1.4 Isolation and purification of CCrP—Na2: using the auto titrator, 5 N NaOH solution was added to the reaction flow cell 2 with mild agitation to a targeted pH of 7.58 (7.45 to 7.71) while keeping the reaction temperature between 25 to 38° C. for over 10 minutes. While warm, the mixture remained a clear and colorless solution. However, once it was cooled to room temperature (19-20° C.) a cloudy white mixture would form. After adjusting the pH, the temperature was lowered to 5-7° C. and maintained with mild stirring for 30 minutes.

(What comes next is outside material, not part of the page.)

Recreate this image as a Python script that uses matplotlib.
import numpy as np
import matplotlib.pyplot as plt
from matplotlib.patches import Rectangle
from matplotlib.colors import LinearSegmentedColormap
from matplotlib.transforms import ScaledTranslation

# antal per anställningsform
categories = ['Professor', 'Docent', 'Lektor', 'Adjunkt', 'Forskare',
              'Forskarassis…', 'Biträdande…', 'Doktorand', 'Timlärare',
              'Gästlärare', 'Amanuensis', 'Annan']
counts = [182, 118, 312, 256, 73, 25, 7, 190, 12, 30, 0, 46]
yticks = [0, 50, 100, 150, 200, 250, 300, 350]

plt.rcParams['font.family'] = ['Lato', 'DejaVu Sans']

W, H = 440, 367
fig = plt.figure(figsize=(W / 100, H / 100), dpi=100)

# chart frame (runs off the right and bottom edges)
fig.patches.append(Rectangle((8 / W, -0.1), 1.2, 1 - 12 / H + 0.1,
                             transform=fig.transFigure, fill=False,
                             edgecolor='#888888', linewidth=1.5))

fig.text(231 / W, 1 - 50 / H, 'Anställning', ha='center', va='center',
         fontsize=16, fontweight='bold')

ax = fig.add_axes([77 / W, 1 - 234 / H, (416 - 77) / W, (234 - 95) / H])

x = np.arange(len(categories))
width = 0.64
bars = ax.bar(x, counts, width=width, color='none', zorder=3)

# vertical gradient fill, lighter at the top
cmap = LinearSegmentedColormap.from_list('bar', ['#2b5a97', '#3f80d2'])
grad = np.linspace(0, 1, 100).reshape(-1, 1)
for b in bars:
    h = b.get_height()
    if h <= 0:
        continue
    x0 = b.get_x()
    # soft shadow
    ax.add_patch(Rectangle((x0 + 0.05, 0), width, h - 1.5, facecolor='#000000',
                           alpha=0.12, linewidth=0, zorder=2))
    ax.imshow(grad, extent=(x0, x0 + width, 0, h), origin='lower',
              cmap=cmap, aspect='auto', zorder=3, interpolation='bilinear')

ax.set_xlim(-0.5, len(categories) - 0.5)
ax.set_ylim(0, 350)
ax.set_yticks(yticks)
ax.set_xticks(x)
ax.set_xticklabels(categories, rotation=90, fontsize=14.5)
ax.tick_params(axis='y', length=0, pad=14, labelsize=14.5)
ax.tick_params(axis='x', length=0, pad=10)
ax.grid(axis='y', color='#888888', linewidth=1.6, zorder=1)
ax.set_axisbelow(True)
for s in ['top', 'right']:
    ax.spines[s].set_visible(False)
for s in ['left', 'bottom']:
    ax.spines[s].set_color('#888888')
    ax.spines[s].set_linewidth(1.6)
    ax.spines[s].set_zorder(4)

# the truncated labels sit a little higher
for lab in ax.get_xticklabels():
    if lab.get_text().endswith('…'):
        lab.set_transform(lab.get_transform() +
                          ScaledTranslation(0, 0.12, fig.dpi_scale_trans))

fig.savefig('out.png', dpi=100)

The reaction mixture was then filtered through fluted filter paper to remove insoluble. A clear and colorless filtrate resulted. Upon concentrating to dryness (1-2 mmHg, 50-60° C.), a white free flowing powder resulted. DI water (250 mL) was charged to the white solid at room temperature and allowed to stir for 10-15 minutes (longer times are acceptable). Approximately 90-95% of the solid dissolved, leaving white insoluble material which was filtered away using fluted filter paper. The filtrate was concentrated back down to a white solid using vacuum (1-2 mmHg) and 50° C. DI water (250 mL) was charged to the solid and allowed to stir at room temperature (20-25° C.) for 10-15 minutes, followed by filtration to yield CCrP—Na2 as a clear solution in water.

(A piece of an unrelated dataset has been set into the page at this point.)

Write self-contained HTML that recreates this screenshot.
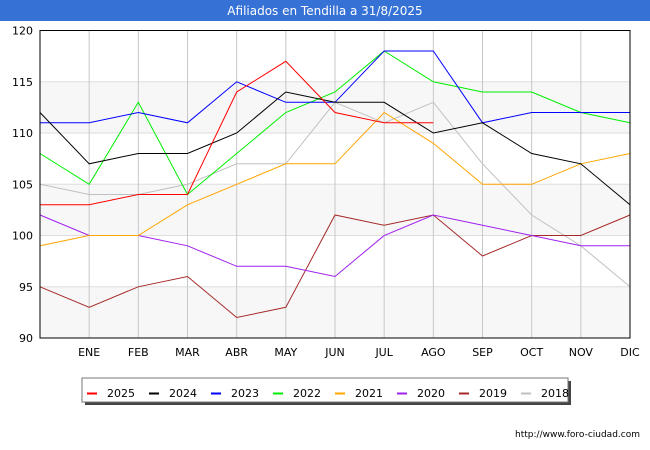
<!DOCTYPE html>
<html><head><meta charset="utf-8"><style>
body{margin:0;background:#fff}
svg{display:block;font-family:"DejaVu Sans","Liberation Sans",sans-serif}
</style></head><body>
<svg id="c" width="650" height="450">
<rect x="0" y="0" width="650" height="21" fill="#3672d6"/>
<text x="325" y="15" text-anchor="middle" font-size="12" fill="#fff">Afiliados en Tendilla a 31/8/2025</text>
<g id="plot"></g>
<text x="640" y="437" text-anchor="end" font-size="9" fill="#000">http://www.foro-ciudad.com</text>
</svg>
<script>
const months=["","ENE","FEB","MAR","ABR","MAY","JUN","JUL","AGO","SEP","OCT","NOV","DIC"];
const yTicks=[90,95,100,105,110,115,120];
const seriesNames=["2025","2024","2023","2022","2021","2020","2019","2018"];
const colors=["#ff0000","#000000","#0000ff","#00ee00","#ffa500","#a020f0","#a52a2a","#c0c0c0"];
const s2025=[103,103,104,104,114,117,112,111,111];
const s2024=[112,107,108,108,110,114,113,113,110,111,108,107,103];
const s2023=[111,111,112,111,115,113,113,118,118,111,112,112,112];
const s2022=[108,105,113,104,108,112,114,118,115,114,114,112,111];
const s2021=[99,100,100,103,105,107,107,112,109,105,105,107,108];
const s2020=[102,100,100,99,97,97,96,100,102,101,100,99,99];
const s2019=[95,93,95,96,92,93,102,101,102,98,100,100,102];
const s2018=[105,104,104,105,107,107,113,111,113,107,102,99,95];
const allSeries=[s2025,s2024,s2023,s2022,s2021,s2020,s2019,s2018];
const NS="http://www.w3.org/2000/svg";
const L=40,R=630,T=30.5,B=338;
const x=i=>L+(R-L)*i/12;
const y=v=>B-(v-90)*(B-T)/30;
const g=document.getElementById('plot');
function mk(t,a){const e=document.createElementNS(NS,t);for(const k in a)e.setAttribute(k,a[k]);g.appendChild(e);return e;}
for(let k=0;k<yTicks.length-1;k+=2){
  const b=mk('rect',{x:L,y:y(yTicks[k]+5),width:R-L,height:y(yTicks[k])-y(yTicks[k]+5),fill:'#f7f7f7'});
  
  
}
yTicks.forEach(v=>{
  const l=mk('line',{x1:L,x2:R,y1:y(v),y2:y(v),stroke:'#dddddd'});
  
  
  const t=mk('text',{x:33,y:y(v)+4,'text-anchor':'end','font-size':11,fill:'#000'});
  t.textContent=v;
  
  
});
months.forEach((m,i)=>{
  if(i===0)return;
  const l=mk('line',{x1:x(i),x2:x(i),y1:T,y2:B,stroke:'#c8c8c8'});
  
  
  const t=mk('text',{x:x(i),y:356,'text-anchor':'middle','font-size':11,fill:'#000'});
  t.textContent=m;
  
  
});
for(let s=allSeries.length-1;s>=0;s--){
  const pts=allSeries[s].map((v,i)=>x(i).toFixed(1)+','+y(v).toFixed(1)).join(' ');
  const p=mk('polyline',{points:pts,fill:'none',stroke:colors[s],'stroke-width':1});
  
  
}
const fr=mk('rect',{x:L,y:T,width:R-L,height:B-T,fill:'none',stroke:'#000'});


const sh=mk('rect',{x:85,y:381,width:486,height:24,fill:'#444'});


const lb=mk('rect',{x:82,y:378,width:486,height:24,fill:'#fff',stroke:'#777'});


seriesNames.forEach((n,i)=>{
  const lx=87+i*62;
  const l=mk('line',{x1:lx,x2:lx+10,y1:393.5,y2:393.5,stroke:colors[i],'stroke-width':2});
  
  
  const t=mk('text',{x:lx+20,y:397,'font-size':11,fill:'#000'});
  t.textContent=n;
  
  
});
</script>
</body></html>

Hysol (denatured ethanol (EtOH) w/ethyl acetate (EtOAc)) was charged (10× volume, ca. 1.5 L) to the clear and colorless CCrP-water solution with moderate agitation at room temperature (20° C.) over 20 minutes. Agitation was then slowed, and the temperature was adjusted to 5-7° C. and maintained for 16 hours to allow full precipitation of CCrP—Na2. Product was filtered off easily as a white crystalline solid with a clear and colorless filtrate. The product cake was then triturated with a cold (10-15° C.) 11% ethanol-water solution to remove residual water and impurities. Product was allowed to dry in a 40° C. oven overnight under 1-mmHg vacuum, yielding a white free flowing crystalline powder. (snow white in appearance). Material was extremely soluble in D2O for 1H NMR analysis purposes. The product (disodium salt) was very soluble in water. Theoretical yield was 16.94 gram and the actual yield was 12.8 gram.